NO! When You Don’t Want To Pray (Maundy Thursday)

No; When You don’t Want to Pray
I was finally on vacation, up to see friends in Boston. It had been a long stretch and I was delighting in some time away. On the second day, I got a call early in the morning. The sun was still peeking over the trees in a sleepy suburban town in June. We were going to pick blueberries that day. Friends and children picking blueberries outside of Boston, you can hardly get more picturesque. About 6 am, my phone rang; Steve who was working called me to tell me I needed to call a parishioner right away. Now, yes, I had another pastor covering pastoral needs, but this one needed me and now.

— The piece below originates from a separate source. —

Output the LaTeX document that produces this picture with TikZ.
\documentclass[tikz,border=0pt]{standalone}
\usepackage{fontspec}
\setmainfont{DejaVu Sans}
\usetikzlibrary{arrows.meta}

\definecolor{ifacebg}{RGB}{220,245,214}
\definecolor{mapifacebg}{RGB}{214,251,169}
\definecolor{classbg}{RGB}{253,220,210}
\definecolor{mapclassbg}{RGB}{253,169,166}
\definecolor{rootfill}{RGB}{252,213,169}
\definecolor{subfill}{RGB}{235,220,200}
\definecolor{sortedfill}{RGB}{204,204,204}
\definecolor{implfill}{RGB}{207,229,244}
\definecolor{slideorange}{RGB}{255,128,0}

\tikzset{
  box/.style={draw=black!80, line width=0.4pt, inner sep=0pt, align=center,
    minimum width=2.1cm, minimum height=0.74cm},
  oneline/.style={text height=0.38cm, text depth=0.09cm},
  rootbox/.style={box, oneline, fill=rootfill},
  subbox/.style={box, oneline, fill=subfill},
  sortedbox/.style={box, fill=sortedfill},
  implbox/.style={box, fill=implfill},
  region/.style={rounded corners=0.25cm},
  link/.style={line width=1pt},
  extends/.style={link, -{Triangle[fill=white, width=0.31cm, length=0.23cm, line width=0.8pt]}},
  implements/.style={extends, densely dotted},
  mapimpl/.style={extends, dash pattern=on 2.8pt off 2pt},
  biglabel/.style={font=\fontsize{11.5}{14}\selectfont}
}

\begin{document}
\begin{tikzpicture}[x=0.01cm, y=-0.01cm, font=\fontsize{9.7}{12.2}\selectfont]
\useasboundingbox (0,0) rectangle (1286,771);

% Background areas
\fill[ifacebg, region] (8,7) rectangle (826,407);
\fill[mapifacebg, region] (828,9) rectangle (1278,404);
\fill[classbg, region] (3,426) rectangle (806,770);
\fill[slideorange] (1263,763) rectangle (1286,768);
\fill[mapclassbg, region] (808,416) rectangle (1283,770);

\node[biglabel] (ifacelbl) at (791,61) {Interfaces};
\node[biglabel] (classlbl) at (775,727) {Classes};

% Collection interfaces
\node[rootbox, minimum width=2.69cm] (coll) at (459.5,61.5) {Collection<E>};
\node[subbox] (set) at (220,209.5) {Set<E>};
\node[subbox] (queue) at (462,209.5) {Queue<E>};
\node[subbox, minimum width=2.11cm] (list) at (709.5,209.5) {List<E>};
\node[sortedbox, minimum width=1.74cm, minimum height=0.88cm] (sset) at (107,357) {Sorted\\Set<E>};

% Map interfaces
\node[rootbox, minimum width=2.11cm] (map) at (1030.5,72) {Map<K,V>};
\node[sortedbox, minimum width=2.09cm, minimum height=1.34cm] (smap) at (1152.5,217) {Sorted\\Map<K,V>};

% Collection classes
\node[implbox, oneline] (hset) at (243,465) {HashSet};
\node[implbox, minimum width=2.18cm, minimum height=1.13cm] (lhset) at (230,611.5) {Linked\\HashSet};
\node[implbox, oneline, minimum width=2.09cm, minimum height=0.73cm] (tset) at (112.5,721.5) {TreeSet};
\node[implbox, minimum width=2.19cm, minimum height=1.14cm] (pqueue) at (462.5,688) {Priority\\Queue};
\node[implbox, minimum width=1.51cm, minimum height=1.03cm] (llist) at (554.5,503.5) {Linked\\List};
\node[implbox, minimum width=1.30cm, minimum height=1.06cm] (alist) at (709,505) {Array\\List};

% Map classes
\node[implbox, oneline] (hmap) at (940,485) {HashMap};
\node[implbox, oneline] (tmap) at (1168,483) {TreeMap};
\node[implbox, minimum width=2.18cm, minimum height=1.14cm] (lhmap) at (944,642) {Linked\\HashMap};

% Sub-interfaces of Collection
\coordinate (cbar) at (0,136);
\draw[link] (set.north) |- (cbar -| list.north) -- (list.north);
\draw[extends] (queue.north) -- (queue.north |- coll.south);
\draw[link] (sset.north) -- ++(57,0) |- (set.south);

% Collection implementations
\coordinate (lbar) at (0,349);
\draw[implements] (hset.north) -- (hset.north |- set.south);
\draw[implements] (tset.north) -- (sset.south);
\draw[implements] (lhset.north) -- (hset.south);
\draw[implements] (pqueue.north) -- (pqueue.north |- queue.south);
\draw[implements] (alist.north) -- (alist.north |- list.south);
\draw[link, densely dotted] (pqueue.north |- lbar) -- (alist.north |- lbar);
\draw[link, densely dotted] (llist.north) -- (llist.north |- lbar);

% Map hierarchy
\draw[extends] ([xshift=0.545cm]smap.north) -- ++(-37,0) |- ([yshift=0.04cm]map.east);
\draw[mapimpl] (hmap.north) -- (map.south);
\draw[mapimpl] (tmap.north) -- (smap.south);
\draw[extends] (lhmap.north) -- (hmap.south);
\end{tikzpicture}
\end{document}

I had been at the table with Cheryl and her daughter earlier that week. Cheryl had just returned to the church after a long absence and her college aged daughter, Tracy, was so delighted to tell me about the fellowship she had found at school. She felt like she had just met Jesus for the first time, even though she heard about him in Sunday School. We shared lemonade and stories over the kitchen table. We shared connections with Jesus and one another. As I walked home from that time, I gave thanks to God for them both.
NO! was all I wanted to say to God when I got the call early that morning that Tracy had been killed returning to school when a tractor trailer driver lost control from the opposing lane of traffic and smashed into her vehicle head first. NO! was all I wanted to say to her mother, her stepdad, who had raised her, and her sister who was a graduating senior (the next week). NO! was all I wanted to say to the 400 young people, teachers, friends, community members, and church members who gathered to tell stories about her light and life – especially over the last 6 months when she met Jesus.

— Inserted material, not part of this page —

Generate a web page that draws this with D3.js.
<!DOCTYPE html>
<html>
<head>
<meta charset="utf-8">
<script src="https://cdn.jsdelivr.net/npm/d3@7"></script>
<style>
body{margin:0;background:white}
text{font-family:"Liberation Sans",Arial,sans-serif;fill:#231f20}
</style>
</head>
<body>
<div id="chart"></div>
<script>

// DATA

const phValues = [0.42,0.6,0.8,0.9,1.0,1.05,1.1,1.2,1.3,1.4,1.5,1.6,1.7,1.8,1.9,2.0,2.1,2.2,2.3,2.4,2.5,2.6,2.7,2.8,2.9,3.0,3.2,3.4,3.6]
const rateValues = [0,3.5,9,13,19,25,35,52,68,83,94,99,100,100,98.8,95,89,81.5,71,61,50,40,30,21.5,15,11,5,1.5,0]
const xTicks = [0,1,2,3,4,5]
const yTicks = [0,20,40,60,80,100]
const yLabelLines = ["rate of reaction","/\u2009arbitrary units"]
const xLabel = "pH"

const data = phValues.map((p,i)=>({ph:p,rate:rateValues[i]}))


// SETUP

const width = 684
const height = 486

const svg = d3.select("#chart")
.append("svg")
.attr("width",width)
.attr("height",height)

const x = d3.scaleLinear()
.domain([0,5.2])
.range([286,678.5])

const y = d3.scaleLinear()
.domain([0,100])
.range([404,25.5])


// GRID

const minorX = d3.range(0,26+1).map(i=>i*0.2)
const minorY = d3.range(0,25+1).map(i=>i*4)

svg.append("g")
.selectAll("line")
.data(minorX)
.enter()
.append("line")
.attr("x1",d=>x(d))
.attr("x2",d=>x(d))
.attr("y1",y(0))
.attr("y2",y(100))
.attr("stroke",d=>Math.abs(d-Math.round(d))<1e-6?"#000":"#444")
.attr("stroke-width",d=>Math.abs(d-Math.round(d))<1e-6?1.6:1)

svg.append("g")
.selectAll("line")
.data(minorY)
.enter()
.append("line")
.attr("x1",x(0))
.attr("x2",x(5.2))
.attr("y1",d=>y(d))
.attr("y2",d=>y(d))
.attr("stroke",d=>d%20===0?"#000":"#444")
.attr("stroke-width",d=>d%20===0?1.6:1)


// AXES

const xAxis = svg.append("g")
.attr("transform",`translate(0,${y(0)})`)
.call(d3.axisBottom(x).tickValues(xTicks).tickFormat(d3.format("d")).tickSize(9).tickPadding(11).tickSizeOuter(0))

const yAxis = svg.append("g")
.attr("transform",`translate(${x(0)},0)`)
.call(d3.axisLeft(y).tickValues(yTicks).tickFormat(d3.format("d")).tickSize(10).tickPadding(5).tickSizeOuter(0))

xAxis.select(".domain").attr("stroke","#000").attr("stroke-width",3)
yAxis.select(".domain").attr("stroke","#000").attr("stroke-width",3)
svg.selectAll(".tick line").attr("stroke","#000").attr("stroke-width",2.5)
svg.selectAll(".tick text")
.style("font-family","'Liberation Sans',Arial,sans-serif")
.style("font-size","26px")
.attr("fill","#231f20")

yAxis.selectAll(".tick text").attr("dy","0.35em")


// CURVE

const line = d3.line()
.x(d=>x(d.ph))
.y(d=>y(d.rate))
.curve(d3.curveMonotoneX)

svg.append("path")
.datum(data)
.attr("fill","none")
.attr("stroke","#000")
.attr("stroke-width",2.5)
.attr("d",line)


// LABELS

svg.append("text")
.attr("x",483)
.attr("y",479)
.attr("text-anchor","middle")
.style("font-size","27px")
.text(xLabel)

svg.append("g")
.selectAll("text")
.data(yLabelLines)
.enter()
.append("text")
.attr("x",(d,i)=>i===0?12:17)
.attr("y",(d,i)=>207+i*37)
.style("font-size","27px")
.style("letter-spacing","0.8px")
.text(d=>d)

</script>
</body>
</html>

It was her mom’s words that stopped me in my tracks. Her mom was distraught and sobbing, but she was not lost. She was not needing NO! She said, “I lost one daughter, but I am not losing my family – so help me lean on God to have hope that God will redeem even this.” There was no doubt in her mind that Tracy’s death would be with her everyday of her life (and it is still is 6 years later), but that was not the only story that would be with her. She needed in the midst of her own NO! to be reminded of God’s YES! Her strength (and grief) was the bedrock of her family and her community. God granted her incredible strength to surround herself with those who could remind her of God’s YES! every single day.
She gathered this strength and this example from Jesus. Jesus, who walked with disciples and friends and Jesus who walks with us. As we listen to the gospel stories and act them out through the sharing of communion, the lifting of our prayers, and the stripping of the altar, we walk with Jesus on this day. Jesus gathered with his disciples and friends. He ate with them and taught them. The time together changed into a time of prayer. Prayer that Jesus knew would not change the plan, the way, the story. And yet, Jesus went to pray. He went to pray not because he was hoping to change the outcome, although he floated that idea, too. He went to pray because he needed to be near to God. He went to pray because he needed God. He needed to know God’s YES in the middle of the NO!
We know this kind of prayer. We too know the feeling of wondering if God has left us. We too know the feeling of thinking that radio silence must be our disappointment of God. Our thinking that we must be guilty and wrong, we must be not enough and something must be our fault.
This is the kind of prayer you and I know when we hear the diagnosis of malignant. This is the kind of prayer that you and I know when we sign the final paperwork on a decision we did not want to have to make. This is the kind of prayer you and I know when the when the final end is rushing towards us and we wanted it to be so different from this. This is the kind of prayer when the bottom is falling out and we have no idea what to hold onto, except God. We know the agony of prayers that are not about changing the mind and heart of God. These prayers – the NO! are about changing the our minds and our hearts. These prayers are about shaping us so that we can be prepared for what is coming. These prayers are about shaping us and molding us.
As I reflect on Jesus this Holy week, I am not startled by the plot twists – I remember those from year to year; I am not devastated by the depth of sadness – that feels to me to be just right, if I am most honest. I am overwhelmed by his focus on the path of God’s love through Jesus, even when his deep sacrifice is required. I am moved by the profound and simple words, “Not my will, but your will be done.” I am refilled with hope and conviction that the love of God is so wide as to redeem even the most painful and devastating, life-shattering and crushing places of our lives. Jesus modeled this for us. There is room for every one of our NO! prayers. There is open space to question and doubt, to seek and to wonder. But this is not the end! In the most incredible way, our NO! prayers take us to the place where God can redeem and repurpose our deepest hurts, our scariest nightmares, our closest held fears. When we don’t want to pray or turn to God is when God can resurrect our very selves. When we say NO!, God can say YES! This is the Gospel of our Lord Jesus Christ, thanks be to God, Amen.